**GIVEN PROBLEM**
Can you pull out each line of the data below that includes the word "React"?

**DATA SECTION**
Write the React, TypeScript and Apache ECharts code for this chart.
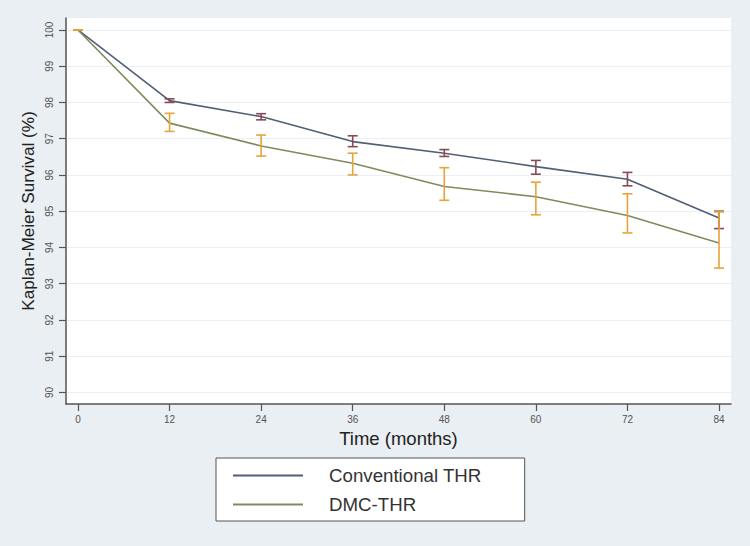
import React, { useEffect, useRef } from "react";
import * as echarts from "echarts";

const months = [0, 12, 24, 36, 48, 60, 72, 84];
const yTicks = [90, 91, 92, 93, 94, 95, 96, 97, 98, 99, 100];

const convName = "Conventional THR";
const convMean = [100, 98.05, 97.61, 96.92, 96.6, 96.23, 95.88, 94.81];
const convLow = [100, 98.0, 97.52, 96.78, 96.51, 96.02, 95.7, 94.52];
const convHigh = [100, 98.1, 97.69, 97.08, 96.7, 96.4, 96.07, 95.0];

const dmcName = "DMC-THR";
const dmcMean = [100, 97.43, 96.8, 96.32, 95.68, 95.4, 94.88, 94.12];
const dmcLow = [100, 97.2, 96.52, 96.0, 95.3, 94.9, 94.4, 93.43];
const dmcHigh = [100, 97.7, 97.1, 96.6, 96.2, 95.8, 95.48, 94.98];

const convLine = "#505E76";
const dmcLine = "#7E8C5C";
const convBar = "#8A4A55";
const dmcBar = "#E8A33A";

function errorSeries(name: string, low: number[], high: number[], color: string) {
  return {
    type: "custom",
    name: name + " CI",
    z: 5,
    silent: true,
    data: months.map((m, i) => [m, low[i], high[i]]),
    renderItem: (params: any, api: any) => {
      const x = api.value(0);
      const lo = api.coord([x, api.value(1)]);
      const hi = api.coord([x, api.value(2)]);
      const hw = 5;
      const style = { stroke: color, lineWidth: 1.6, fill: "none" };
      return {
        type: "group",
        children: [
          { type: "line", shape: { x1: lo[0], y1: lo[1], x2: hi[0], y2: hi[1] }, style },
          { type: "line", shape: { x1: lo[0] - hw, y1: lo[1], x2: lo[0] + hw, y2: lo[1] }, style },
          { type: "line", shape: { x1: hi[0] - hw, y1: hi[1], x2: hi[0] + hw, y2: hi[1] }, style },
        ],
      };
    },
  };
}

export default function App() {
  const ref = useRef<HTMLDivElement>(null);
  useEffect(() => {
    document.body.style.margin = "0";
    const chart = echarts.init(ref.current!, null, { renderer: "svg" });
    chart.setOption({
      animation: false,
      backgroundColor: "#E9EFF2",
      textStyle: { fontFamily: "Liberation Sans, Arial, sans-serif" },
      grid: {
        left: 66,
        right: 19,
        top: 18,
        bottom: 142,
        show: true,
        backgroundColor: "#FFFFFF",
        borderWidth: 0,
      },
      xAxis: {
        type: "value",
        min: -1.57,
        max: 85.57,
        name: "Time (months)",
        nameLocation: "middle",
        nameGap: 21,
        nameTextStyle: { fontSize: 18.5, color: "#222" },
        axisLine: { show: true, onZero: false, lineStyle: { color: "#555", width: 1.5 } },
        axisTick: { show: true, length: 7, customValues: months, lineStyle: { color: "#555", width: 1.2 } },
        axisLabel: { customValues: months, fontSize: 10, color: "#555", margin: 10 },
        splitLine: { show: false },
      },
      yAxis: {
        type: "value",
        min: 89.68,
        max: 100.33,
        name: "Kaplan-Meier Survival (%)",
        nameLocation: "middle",
        nameGap: 29,
        nameTextStyle: { fontSize: 17.2, color: "#222" },
        axisLine: { show: true, onZero: false, lineStyle: { color: "#555", width: 1.5 } },
        axisTick: { show: true, length: 7, customValues: yTicks, lineStyle: { color: "#555", width: 1.2 } },
        axisLabel: { customValues: yTicks, fontSize: 10, color: "#555", margin: 12, rotate: 90 },
        splitLine: { show: true, lineStyle: { color: "#EAF0F3", width: 1 } },
      },
      legend: {
        left: 216,
        top: 458,
        orient: "vertical",
        data: [convName, dmcName],
        itemWidth: 70,
        itemHeight: 20,
        itemGap: 10,
        padding: [8, 43, 7, 16],
        borderColor: "#555",
        borderWidth: 1,
        backgroundColor: "#FFFFFF",
        borderRadius: 0,
        selectedMode: false,
        itemStyle: { opacity: 0 },
        textStyle: { fontSize: 18.7, color: "#333", padding: [0, 0, 0, 21] },
      },
      series: [
        {
          type: "line",
          name: convName,
          data: months.map((m, i) => [m, convMean[i]]),
          symbol: "none",
          lineStyle: { color: convLine, width: 1.6 },
          itemStyle: { color: convLine },
          z: 3,
        },
        {
          type: "line",
          name: dmcName,
          data: months.map((m, i) => [m, dmcMean[i]]),
          symbol: "none",
          lineStyle: { color: dmcLine, width: 1.6 },
          itemStyle: { color: dmcLine },
          z: 3,
        },
        errorSeries(convName, convLow, convHigh, convBar),
        errorSeries(dmcName, dmcLow, dmcHigh, dmcBar),
      ],
    });
    return () => chart.dispose();
  }, []);
  return <div ref={ref} style={{ width: 750, height: 546 }} />;
}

**OUTPUT**
Write the React, TypeScript and Apache ECharts code for this chart.
import React, { useEffect, useRef } from "react";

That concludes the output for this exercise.